Riecheggiano in esse il contrasto tra luce e tenebre, l’opposizione fra luogo sotterraneo e regno celeste, la lotta fra il vecchio re e il nuovo nato ed è facile ravvisarvi una descrizione allegorica del ciclo stagionale che si rinnova e della luce che rinasce.»
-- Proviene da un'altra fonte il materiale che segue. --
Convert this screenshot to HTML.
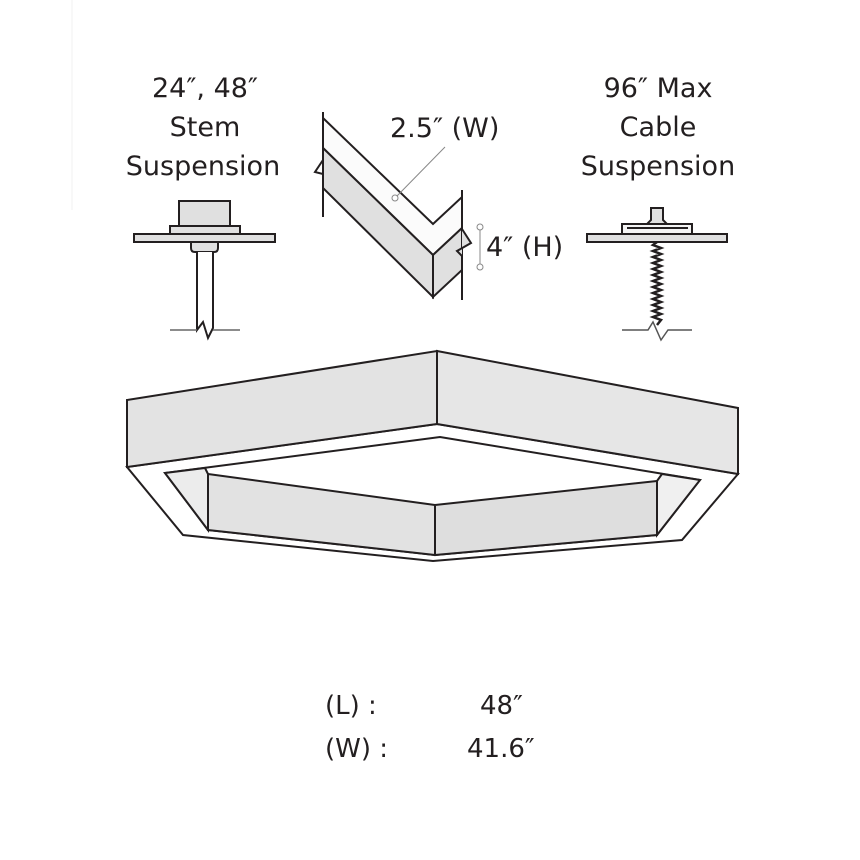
<!DOCTYPE html>
<html><head><meta charset="utf-8"><style>
html,body{margin:0;padding:0;background:#fff;}
svg{display:block;}
text{font-family:"DejaVu Sans","Liberation Sans",sans-serif;fill:#231f20;}
</style></head><body>
<svg width="860" height="860" viewBox="0 0 860 860" xmlns="http://www.w3.org/2000/svg">
<line x1="72" y1="0" x2="72" y2="210" stroke="#f2f2f2" stroke-width="1"/>
<g font-size="27" text-anchor="middle">
<text x="205" y="97">24″, 48″</text>
<text x="205" y="136">Stem</text>
<text x="203" y="175">Suspension</text>
<text x="658" y="97">96″ Max</text>
<text x="658" y="136">Cable</text>
<text x="658" y="175">Suspension</text>
</g>
<text x="390" y="137" font-size="27">2.5″ (W)</text>
<text x="486" y="256" font-size="27">4″ (H)</text>

<g stroke="#231f20" stroke-width="2" fill="#e0e0e0">
<rect x="179" y="201" width="51" height="25"/>
<rect x="170" y="226" width="70" height="8"/>
<rect x="134" y="234" width="141" height="8"/>
<path d="M191 242 H218 V248 Q218 252 214 252 H195 Q191 252 191 248 Z"/>
<path d="M197 252 V330 L203 322 L208 338 L213 328 V252" fill="#fff"/>
</g>
<path d="M170 330 H197 M213 330 H240" stroke="#666" stroke-width="1.5" fill="none"/>

<g stroke="#231f20" stroke-width="2" fill="#e0e0e0">
<path d="M651 208 H663 V220 L667 224 H647 L651 220 Z"/>
<path d="M622 234 V224 H692 V234" fill="#f4f4f4"/>
<line x1="627" y1="228" x2="688" y2="228"/>
<rect x="587" y="234" width="140" height="8"/>
</g>
<path d="M657 242 L653 245 L661 248 L653 251 L661 254 L653 257 L661 260 L653 263 L661 266 L653 269 L661 272 L653 275 L661 278 L653 281 L661 284 L653 287 L661 290 L653 293 L661 296 L653 299 L661 302 L653 305 L661 308 L653 311 L661 314 L653 317 L661 320 L657 325" stroke="#231f20" stroke-width="2.5" fill="none"/>
<path d="M622 330 H648 L653 322 L661 340 L668 330 H692" stroke="#555" stroke-width="1.5" fill="none"/>

<g stroke="#231f20" stroke-width="2" stroke-linejoin="miter">
<path d="M323 118 L433 224 L462 197 V228 L433 255 L323 148 Z" fill="#fbfbfb"/>
<path d="M323 148 L433 255 V297 L323 188 Z" fill="#e0e0e0"/>
<path d="M433 255 L462 228 V270 L433 297 Z" fill="#e0e0e0"/>
<line x1="323" y1="112" x2="323" y2="160" fill="none"/>
<path d="M323 160 L315 172 L323 174 V217" fill="none"/>
<line x1="462" y1="190" x2="462" y2="236" fill="none"/>
<path d="M462 229 L471 243 L457 251 L462 256" fill="#e0e0e0"/>
<line x1="462" y1="256" x2="462" y2="300"/>
</g>
<g stroke="#888" stroke-width="1" fill="#fff">
<line x1="396" y1="197" x2="445" y2="147"/>
<circle cx="395" cy="198" r="3"/>
<line x1="480" y1="229" x2="480" y2="266"/>
<circle cx="480" cy="227" r="3"/>
<circle cx="480" cy="267" r="3"/>
</g>

<g stroke="#231f20" stroke-width="2" stroke-linejoin="miter">
<path d="M127 467 L183 535 L433 561 L682 540 L738 474 L437 424 Z" fill="#fff"/>
<path d="M127 400 L437 351 L437 424 L127 467 Z" fill="#e3e3e3"/>
<path d="M437 351 L738 408 L738 474 L437 424 Z" fill="#e6e6e6"/>
<path d="M165 473 L440 437 L700 480 L657 535 L435 555 L208 530 Z" fill="#fff"/>
<path d="M165 473 L205 468 L208 474 L208 530 Z" fill="#ececec"/>
<path d="M700 480 L662 474 L657 481 L657 535 Z" fill="#f0f0f0"/>
<path d="M208 474 L435 505 L435 555 L208 530 Z" fill="#e2e2e2"/>
<path d="M435 505 L657 481 L657 535 L435 555 Z" fill="#dedede"/>
</g>

<g font-size="26">
<text x="325" y="714">(L) :</text>
<text x="480" y="714">48″</text>
<text x="325" y="757">(W) :</text>
<text x="467" y="757">41.6″</text>
</g>
</svg>
</body></html>
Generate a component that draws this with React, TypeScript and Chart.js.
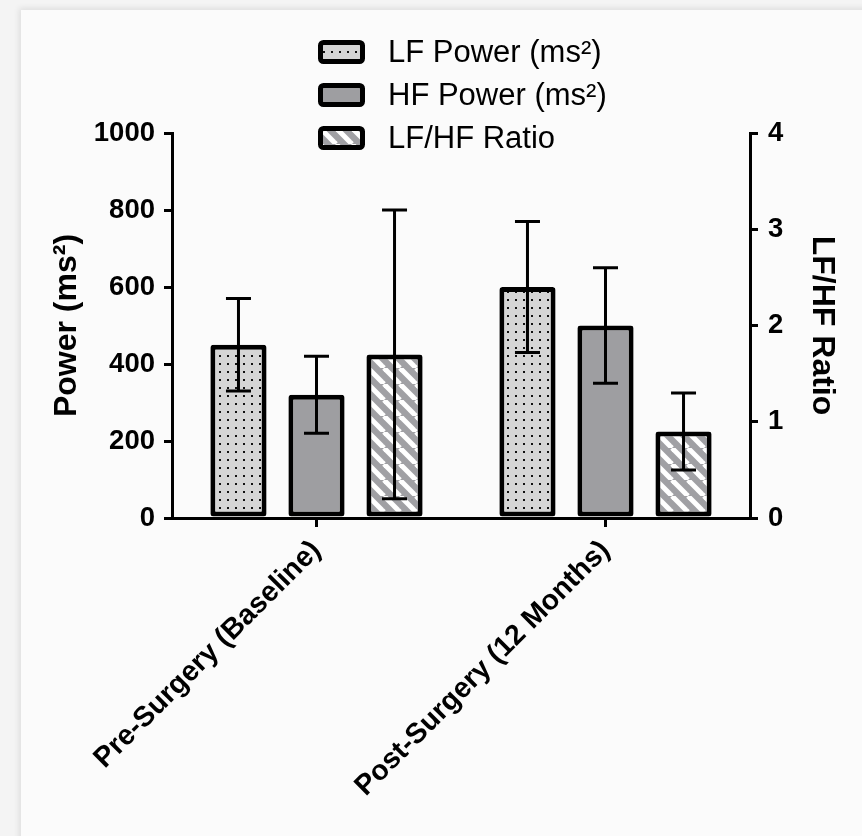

Ma Widmann è anche e soprattutto uno psicoanalista, studioso e ‘terapeuta’ dell’anima che sa come «l’eccezionale venuta al mondo di un figlio di luce parla della straordinaria nascita di un lume di consapevolezza nell’esperienza umana» e come il presepe così radicato nella tradizione del Natale «rappresenta plasticamente l’alba della coscienza e mette in scena gli stati aurorali di un processo che porta l’individuo a stutturarsi in maniera consapevole».